Note that both judges (items) may be inaccurate. A priori, we do not know how good each judge is, nor which judge is better. We know, however, that their reliability of judging the same thing (true body weight, we hope) increases with their mutual correlation.
Now, let's regard the same data, but in a different context. We have one measuring instrument of the abstract concept x that we try to measure. The same 5 objects are measured twice (test-retest), yielding the data given above. In this test-retest context, there is always just one correlation, and the idea of inter-rater reliability does not apply in this context. We find that rxx=.904.

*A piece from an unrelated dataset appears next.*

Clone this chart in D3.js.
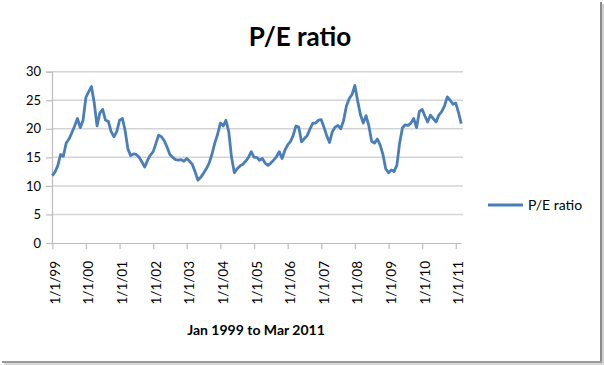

This reliability coefficient r = s2T / s2x . This provides us with an estimate about how much of the total variance is due to variance in the underlying, unknown, "true" scores. In this example, 90.4% of the total variance is estimated to be due to variance of the true scores. The complementary part, 9.6% of the total variance, is estimated to be due to measurement error. If there were no measurement error, then we would predict perfect correlation (r=1); if the measurements would contain only error (and no true score component at all), then we would predict zero correlation (r=0) between x1 and x2.
In this example, we find that
se = sx × sqrt(1-.904) = sqrt(15.484) × sqrt(.096) = 1.219
check: s2x = 15.484 = s2T + s2e =
s2T + (1.219)2,
so s2T = 15.484 - 1.486 = 13.997
and indeed r = .904 = s2T / s2x = 13.997 / 15.484.
Supposedly, x1 and x2 measure the same property x. To obtain s2x, the total observed variance of x (as needed above), we cannot use x1 exclusively nor x2 exclusively. The total variance is obtained here from the two standard deviations:
s2x = sx1 × sx2
s2x = 4.18330 × 3.70135 = 15.484
In general, a reliability coefficient smaller than .5 is regarded as low, between .5 and .8 as moderate, and over .8 as high.